Para empezar a contar esta historia primero debemos hacer un breve viaje a cómo llegó el café a Suramérica, ¿teorías? muchas, pero hoy te contaremos las dos que se nos hacen más fascinantes.

Arranquemos hablando de Gabriel de Clieu -sí, ya sabemos que es un nombre que probablemente olvidarás pero queremos darle el crédito que se merece- un oficial de la armada francesa que después de prestar servicio en Martinica volvió a su país de permiso y allí, por esas cosas del destino, obtuvo un cafeto del jardín botánico de París, uno de esos 
hijos de la rama que el alcalde de Amsterdam le regaló al rey Luis XIV en 1714 y que por años llevaba viviendo en los jardines de las tierras Parisinas. Se dice que al momento de volver a Martinica, Gabriel protegió en una caja de cristal el cafeto y lo mantuvo en cubierta para resguardarlo del agua salada, y que una vez llegó a la isla fue resembrado en Preebar donde años después se habla que había 19 millones de ejemplares.
 

 

Por otro lado está un hombre de apellido Mourges quien era de Cayena, capital de la Guyana Francesa, que además era prófugo de la justicia y se escondía en las tierras de Surinam, donde estaba pasando muchas necesidades así que decidió regresar a su tierra natal, quería convencer al director de la prisión de Cayena para que a su regreso este no le subiera la sentencia a cambio de llevarle semillas de café que para la época ya empezaba a ser muy codiciadas, el hombre aceptó, más por capturarlo que por las semillas, pero con el tiempo se dió cuenta del valor que éstas tenían y terminó por enviarlas a Martinica donde se hicieron mucho más popular. 

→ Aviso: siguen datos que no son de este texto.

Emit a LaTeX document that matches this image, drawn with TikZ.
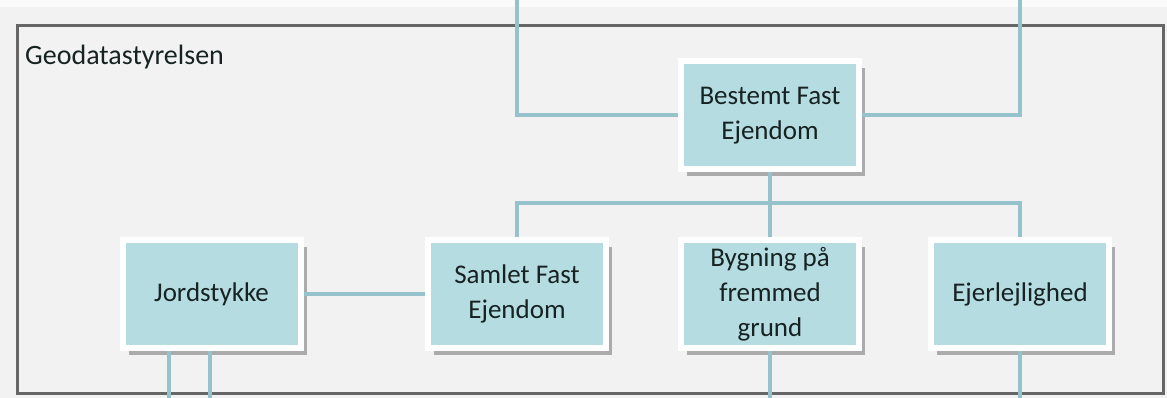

¿Cuál es la historia real? No lo sabemos, lo que sí sabemos es que si algo tienen en común ambas historias es la importancia de Martinica, esa pequeña isla ubicada en el caribe para el desarrollo del café en América.

Ahora sí, la llegada a Colombia

Acá la cosa se pone un poco más fácil y todas las teorías apuntan hacia la misma dirección: que es gracias a los Jesuitas que el café llegó a Colombia, ¿pero cómo? ahí sí hay diferentes caminos… pero les contaremos la que para muchos es la verdadera historia.

Se dice que en 1730 viajeros de los Jesuitas trajeron el fruto desde la Guyana pasando por Venezuela y según el libro El Orinoco Ilustrado del sacerdote José Gumilla, en una de sus misiones realizadas en las cercanías a la desembocadura del río Meta en la Orinoquía, pudo ver presencia del producto en la zona.

Puede decirse que la expansión de la planta por todo el territorio se dio de una forma rápida ya que en 1787 Antonio Caballero y Góngora, arzobispo y virrey cuenta en su informe a las autoridades españolas sobre la existencia de cultivos de café en regiones cercanas a Girón, Santander y Muzo, Boyacá. Pero acá nace otra leyenda digna del realismo mágico colombiano, y es que se dice que en Salazar de las Palmas, un pequeño pueblo de Santander se empezó a dar la mayor propagación del cultivo en la zona gracias al sacerdote jesuita Francisco Romero, quien en cada confesión invitaba a sus feligreses a que por cada pecado sembraran un árbol de café y que con este acto tan sencillo, lograrían el perdón de Dios.

Es gracias a la popularidad que tomó el producto en los Santanderes, que en 1850 empezó a darse la propagación de la planta al centro y occidente del país, a los departamentos de Cundinamarca, Antioquia y el antiguo Caldas.

En adelante vinieron épocas difíciles como la crisis del café o hitos históricos como la creación de la Federación Nacional de cafeteros y el “nacimiento” de Juan Valdéz, pero como dirían nuestros ancestros, ni tanto que queme al santo ni tan poco que no lo alumbre, así que esas serán historias para el futuro. Por ahora, nos quedamos con leyendas dignas de estar plasmadas en uno de los libros de García Márquez o una fábula de Rafael Pombo, leyendas de cómo llegó el producto que le ofreció una cara, identidad y razón de ser a nuestro país.